Merci de ces questions qui mettent l'accent sur des points cruciaux et auxquelles il est difficile de répondre. Je me garderai de toute appréciation sur le travail de mes collègues. Ce n'est pas parce que j'ai enseigné à l'École nationale de la magistrature que je suis en droit de juger de l'efficacité de la réponse judiciaire ou des procédures mises en oeuvre par les procureurs de la République. En revanche, j'interroge mes propres pratiques.

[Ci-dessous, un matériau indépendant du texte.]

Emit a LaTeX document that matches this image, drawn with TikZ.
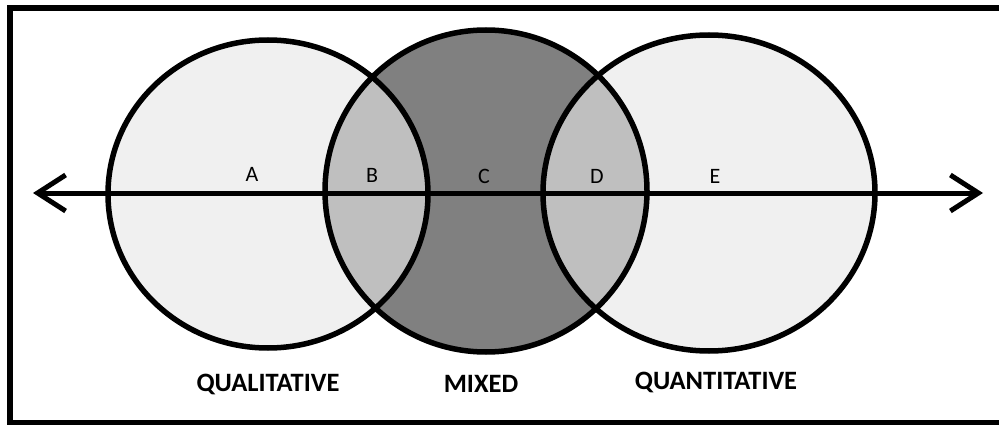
\documentclass[tikz,border=0pt]{standalone}
\usepackage{fontspec}
\setmainfont{Carlito}
\usetikzlibrary{arrows.meta}
\definecolor{PaleGray}{gray}{0.94}
\definecolor{MidGray}{gray}{0.75}
\definecolor{DarkGray}{gray}{0.5}
\tikzset{
	ring/.style={line width=5.5pt},
	zone/.style={font=\fontsize{22}{22}\selectfont},
	method/.style={font=\fontsize{26.5}{26.5}\selectfont\bfseries}
}
\begin{document}
\begin{tikzpicture}[x=1pt,y=-1pt]
	\useasboundingbox (0,0) rectangle (999,425);
	\clip (0,0) rectangle (999,425); % Clips the picture...

		\draw[line width=6pt] (1010,8) -- (10,8) -- (10,423) -- (1010,423);% Frame, open to the right

		\coordinate (QualCenter)  at (268,194);
		\coordinate (MixedCenter) at (486,191);
		\coordinate (QuantCenter) at (709,193);
		\coordinate (AxisMin)     at (33,193);
		\coordinate (AxisMax)     at (983,193);

		\fill[PaleGray] (QualCenter) ellipse [x radius=160pt,y radius=154pt];
		\fill[PaleGray] (QuantCenter) ellipse [x radius=166pt,y radius=158pt];
		\fill[DarkGray] (MixedCenter) ellipse [x radius=161pt,y radius=161pt];
		\begin{scope}
			\clip (MixedCenter) ellipse [x radius=161pt,y radius=161pt];
			\fill[MidGray] (QualCenter) ellipse [x radius=160pt,y radius=154pt];
			\fill[MidGray] (QuantCenter) ellipse [x radius=166pt,y radius=158pt];
		\end{scope}
		\draw[ring] (QualCenter) ellipse [x radius=160pt,y radius=154pt];
		\draw[ring] (MixedCenter) ellipse [x radius=161pt,y radius=161pt];
		\draw[ring] (QuantCenter) ellipse [x radius=166pt,y radius=158pt];

		\draw[line width=5pt,{Straight Barb[length=28pt,width=36pt]}-{Straight Barb[length=28pt,width=36pt]}] (AxisMin) -- (AxisMax);% Draw axis

		\node[zone] (ZoneA) at (252,174) {A};
		\node[zone] (ZoneB) at (372,175) {B};
		\node[zone] (ZoneC) at (484,176) {C};
		\node[zone] (ZoneD) at (597,176) {D};
		\node[zone] (ZoneE) at (715,176) {E};

		\node[method] (Qual)  at (268,384) {QUALITATIVE};
		\node[method] (Mixed) at (481,384) {MIXED};
		\node[method] (Quant) at (716,382) {QUANTITATIVE};
	\end{tikzpicture}
\end{document}
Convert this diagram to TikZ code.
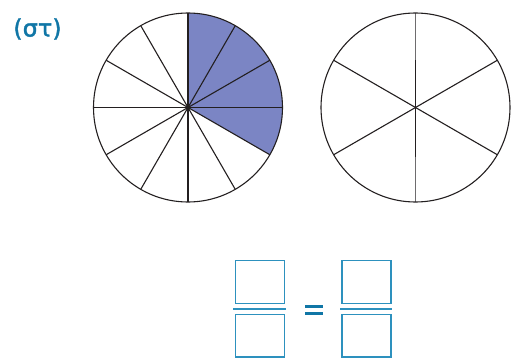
\documentclass[tikz,border=0pt]{standalone}
\usepackage{fontspec}
\usetikzlibrary{calc}
\newfontfamily\lblfont[FakeBold=1.6]{DejaVu Sans}
\definecolor{inkline}{RGB}{35,31,32}
\definecolor{inkgray}{RGB}{110,108,110}
\definecolor{wedgeblue}{RGB}{123,133,196}
\definecolor{txtblue}{RGB}{16,118,166}
\definecolor{boxblue}{RGB}{45,145,190}
\begin{document}
\begin{tikzpicture}[x=1pt,y=1pt,
  spoke/.style={draw=inkline, line width=1.1pt},
  rim/.style={circle, draw=inkline, line width=1.1pt, minimum size=189pt, inner sep=0pt},
  ansbox/.style={draw=boxblue, line width=1.4pt, minimum width=49pt, minimum height=42.6pt, inner sep=0pt},
  fracbar/.style={draw=boxblue, line width=2.2pt},
  eqbar/.style={draw=txtblue, line width=2.6pt}]
\useasboundingbox (0,0) rectangle (512,357);
% left wheel: 12 parts, 4 shaded
\coordinate (L) at (188,249.5);
\fill[fill=wedgeblue] (L) -- +(90:94.5) arc[start angle=90, end angle=-30, radius=94.5] -- cycle;
\foreach \a in {0,30,...,330} \draw[spoke] (L) -- +(\a:94.5);
\node[rim] (lw) at (L) {};
% right wheel: 6 parts
\coordinate (R) at (415.5,249.5);
\foreach \a in {30,150,210,330} \draw[spoke] (R) -- +(\a:94.5);
\draw[spoke] (R) -- +(90:47.5);
\draw[spoke] (R) -- +(270:49);
\draw[draw=inkgray, line width=1.1pt] ($(R)+(90:47.5)$) -- +(90:47);
\draw[draw=inkgray, line width=1.1pt] ($(R)+(270:49)$) -- +(270:45.5);
\node[rim] (rw) at (R) {};
% label
\node[text=txtblue, font=\lblfont\fontsize{24}{28}\selectfont, inner sep=0pt] (lbl) at (37.5,328) {(στ)};
% fractions
\node[ansbox] (n1) at (259.8,75) {};
\node[ansbox] (d1) at (259.8,21.5) {};
\draw[fracbar] (233.3,47.7) -- (285.7,47.7);
\draw[eqbar] (305,50.3) -- (322.7,50.3);
\draw[eqbar] (305,43.7) -- (322.7,43.7);
\node[ansbox] (n2) at (366.35,75) {};
\node[ansbox] (d2) at (366.35,21.5) {};
\draw[fracbar] (340,47.7) -- (392.3,47.7);
\end{tikzpicture}
\end{document}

Si la loi est la même pour tous dans l'ensemble du territoire, les victimes ne sont pas toutes protégées de la même manière. J'ai pu le constater au cours de mes déplacements. Les politiques publiques sont plus efficaces dans certains territoires que dans d'autres. La Seine-Saint-Denis et Paris sont des territoires emblématiques d'une jurisprudence déterminée à protéger les victimes. Les professionnels ont su y développer dans la durée des partenariats efficaces pour créer des dispositifs comme le téléphone d'alerte en cas de grave danger (TGD). Du fait de leur culture et de leur fonction, les parquets sont plus réceptifs à la notion de partenariat, alors que les juges travaillent généralement dans une logique plus individualiste et jurisprudentielle. Leur décision intervient a posteriori, après l'audience. La cohérence est donc plus rétrospective que prospective. Cela ne devrait pas empêcher le développement de pratiques collectives, car elles sont des garanties d'efficacité dans le champ civil et dans celui de la parentalité.
Le procureur de la République est le seul acteur judiciaire qui se trouve au carrefour de toutes les procédures pénales et civiles. Son rôle très évident dans le champ pénal ou dans celui de la protection des enfants reste encore insuffisant dans le champ des affaires familiales. L'article 373-2-8 du Code civil1(*) autorise le procureur à saisir le juge aux affaires familiales. Il faudrait à mon avis élargir cet article pour renforcer les possibilités d'intervention du procureur de la République dans les situations de violences conjugales. Il arrive que des femmes victimes de violences conjugales soient prêtes à sacrifier les conditions de leur divorce - convention inégalitaire, renonciation à l'exercice exclusif de l'autorité parentale, etc. - pour être sûres de pouvoir échapper à leur agresseur. Leur priorité est juste de partir... On pourrait concevoir que le procureur de la République puisse intervenir dans de telles situations. Mes collègues ne partageront peut-être pas cet avis. Pourtant, je pense que cela irait dans le bon sens.
La parentalité et la protection des enfants dans le cadre des violences conjugales sont des sujets qui mériteraient d'être mieux traités qu'ils ne le sont. Même si je suis un ardent défenseur de la coparentalité, très importante pour l'enfant, il doit y avoir des exceptions, car il est dangereux d'offrir à l'agresseur les moyens de pérenniser l'emprise qu'il exerce sur sa victime. Vous avez auditionné des experts. Dans l'exercice conjoint de l'autorité parentale, l'agresseur a toute latitude pour s'opposer aux soins. Les professionnels engagent même leur responsabilité s'ils maintiennent les soins. Karen Sadlier cite plusieurs études dans l'ouvrage qu'elle a dirigé : dans 40 % des cas, l'enfant qui vit au sein d'une famille en proie aux violences conjugales est directement victime de ces violences. Dans près d'un cas sur deux, le mari violent est un père violent. Dans tous les cas, la violence conjugale est une maltraitance pour l'enfant. D'où la nécessité d'introduire des exceptions à la coparentalité.
Une piste de réflexion consiste à penser la parentalité à partir de ce que révèle la violence dans la conjugalité. Et lorsqu'un juriste dit « révèle », c'est qu'il utilise un mécanisme que vous connaissez bien, celui de la présomption. Il faut présumer qu'un mari violent est un père dangereux. Cela ne constitue pas forcément une atteinte portée à la paternité.